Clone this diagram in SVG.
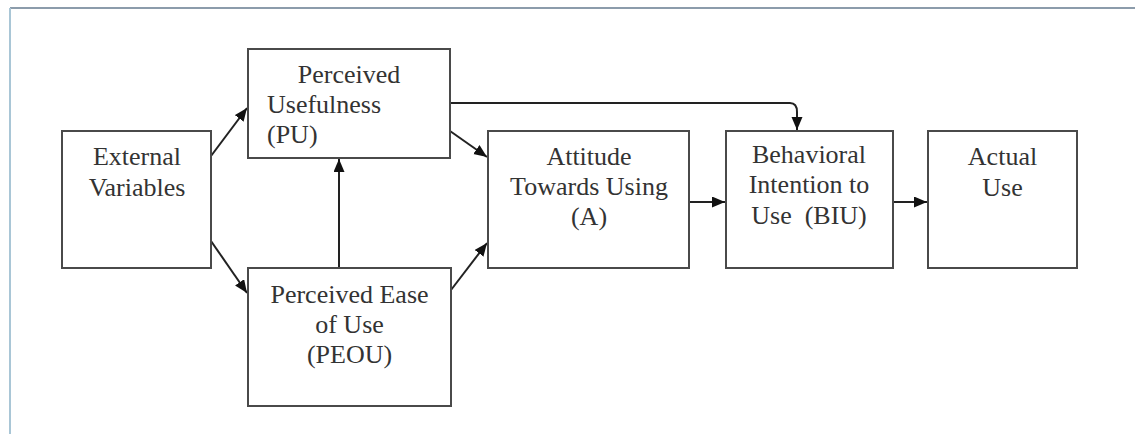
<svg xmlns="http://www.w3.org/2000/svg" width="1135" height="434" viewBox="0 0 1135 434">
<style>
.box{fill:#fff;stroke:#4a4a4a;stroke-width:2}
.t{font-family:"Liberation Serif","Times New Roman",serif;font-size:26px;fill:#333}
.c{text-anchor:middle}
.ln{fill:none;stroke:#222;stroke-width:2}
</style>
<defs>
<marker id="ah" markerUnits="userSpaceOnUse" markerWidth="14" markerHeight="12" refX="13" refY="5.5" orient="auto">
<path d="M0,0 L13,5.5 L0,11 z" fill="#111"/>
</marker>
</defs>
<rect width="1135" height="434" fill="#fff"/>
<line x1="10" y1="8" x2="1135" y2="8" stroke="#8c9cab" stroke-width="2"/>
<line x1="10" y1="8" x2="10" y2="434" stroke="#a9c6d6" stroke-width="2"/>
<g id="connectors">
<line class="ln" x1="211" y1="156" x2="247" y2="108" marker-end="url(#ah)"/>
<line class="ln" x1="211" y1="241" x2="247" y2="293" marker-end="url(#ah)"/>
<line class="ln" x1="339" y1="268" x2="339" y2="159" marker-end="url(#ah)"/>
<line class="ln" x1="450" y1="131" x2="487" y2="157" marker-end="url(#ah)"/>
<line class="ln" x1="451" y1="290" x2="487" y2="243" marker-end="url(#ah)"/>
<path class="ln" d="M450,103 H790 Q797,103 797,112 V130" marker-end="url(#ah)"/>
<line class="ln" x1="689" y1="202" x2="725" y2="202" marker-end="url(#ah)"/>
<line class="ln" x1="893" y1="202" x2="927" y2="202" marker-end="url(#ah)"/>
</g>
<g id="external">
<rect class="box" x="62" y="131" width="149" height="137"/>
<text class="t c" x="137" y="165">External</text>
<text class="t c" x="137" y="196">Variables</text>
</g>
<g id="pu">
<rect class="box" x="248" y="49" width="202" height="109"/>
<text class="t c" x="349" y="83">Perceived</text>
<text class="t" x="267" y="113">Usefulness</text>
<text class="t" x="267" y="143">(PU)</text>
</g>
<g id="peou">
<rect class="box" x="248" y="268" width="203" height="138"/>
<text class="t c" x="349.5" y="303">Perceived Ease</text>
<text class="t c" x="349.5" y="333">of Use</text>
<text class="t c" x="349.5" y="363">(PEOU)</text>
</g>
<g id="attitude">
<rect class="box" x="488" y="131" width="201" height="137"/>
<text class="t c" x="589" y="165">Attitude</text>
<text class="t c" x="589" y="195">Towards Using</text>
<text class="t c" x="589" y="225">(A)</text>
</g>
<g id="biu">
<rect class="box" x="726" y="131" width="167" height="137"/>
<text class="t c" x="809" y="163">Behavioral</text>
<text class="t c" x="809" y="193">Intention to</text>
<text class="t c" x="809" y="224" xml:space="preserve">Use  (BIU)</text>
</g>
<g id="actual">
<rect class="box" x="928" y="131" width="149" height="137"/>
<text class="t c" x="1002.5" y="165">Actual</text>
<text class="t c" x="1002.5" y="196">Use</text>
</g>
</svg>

_Directive_
Give the material again exactly as it is, but keep the pictures out.

_Written reply_
Clone this diagram in SVG.
<svg xmlns="http://www.w3.org/2000/svg" width="1135" height="434" viewBox="0 0 1135 434">
<style>
.box{fill:#fff;stroke:#4a4a4a;stroke-width:2}
.t{font-family:"Liberation Serif","Times New Roman",serif;font-size:26px;fill:#333}
.c{text-anchor:middle}
.ln{fill:none;stroke:#222;stroke-width:2}
</style>
<defs>
<marker id="ah" markerUnits="userSpaceOnUse" markerWidth="14" markerHeight="12" refX="13" refY="5.5" orient="auto">
<path d="M0,0 L13,5.5 L0,11 z" fill="#111"/>
</marker>
</defs>
<rect width="1135" height="434" fill="#fff"/>
<line x1="10" y1="8" x2="1135" y2="8" stroke="#8c9cab" stroke-width="2"/>
<line x1="10" y1="8" x2="10" y2="434" stroke="#a9c6d6" stroke-width="2"/>
<g id="connectors">
<line class="ln" x1="211" y1="156" x2="247" y2="108" marker-end="url(#ah)"/>
<line class="ln" x1="211" y1="241" x2="247" y2="293" marker-end="url(#ah)"/>
<line class="ln" x1="339" y1="268" x2="339" y2="159" marker-end="url(#ah)"/>
<line class="ln" x1="450" y1="131" x2="487" y2="157" marker-end="url(#ah)"/>
<line class="ln" x1="451" y1="290" x2="487" y2="243" marker-end="url(#ah)"/>
<path class="ln" d="M450,103 H790 Q797,103 797,112 V130" marker-end="url(#ah)"/>
<line class="ln" x1="689" y1="202" x2="725" y2="202" marker-end="url(#ah)"/>
<line class="ln" x1="893" y1="202" x2="927" y2="202" marker-end="url(#ah)"/>
</g>
<g id="external">
<rect class="box" x="62" y="131" width="149" height="137"/>
<text class="t c" x="137" y="165">External</text>
<text class="t c" x="137" y="196">Variables</text>
</g>
<g id="pu">
<rect class="box" x="248" y="49" width="202" height="109"/>
<text class="t c" x="349" y="83">Perceived</text>
<text class="t" x="267" y="113">Usefulness</text>
<text class="t" x="267" y="143">(PU)</text>
</g>
<g id="peou">
<rect class="box" x="248" y="268" width="203" height="138"/>
<text class="t c" x="349.5" y="303">Perceived Ease</text>
<text class="t c" x="349.5" y="333">of Use</text>
<text class="t c" x="349.5" y="363">(PEOU)</text>
</g>
<g id="attitude">
<rect class="box" x="488" y="131" width="201" height="137"/>
<text class="t c" x="589" y="165">Attitude</text>
<text class="t c" x="589" y="195">Towards Using</text>
<text class="t c" x="589" y="225">(A)</text>
</g>
<g id="biu">
<rect class="box" x="726" y="131" width="167" height="137"/>
<text class="t c" x="809" y="163">Behavioral</text>
<text class="t c" x="809" y="193">Intention to</text>
<text class="t c" x="809" y="224" xml:space="preserve">Use  (BIU)</text>
</g>
<g id="actual">
<rect class="box" x="928" y="131" width="149" height="137"/>
<text class="t c" x="1002.5" y="165">Actual</text>
<text class="t c" x="1002.5" y="196">Use</text>
</g>
</svg>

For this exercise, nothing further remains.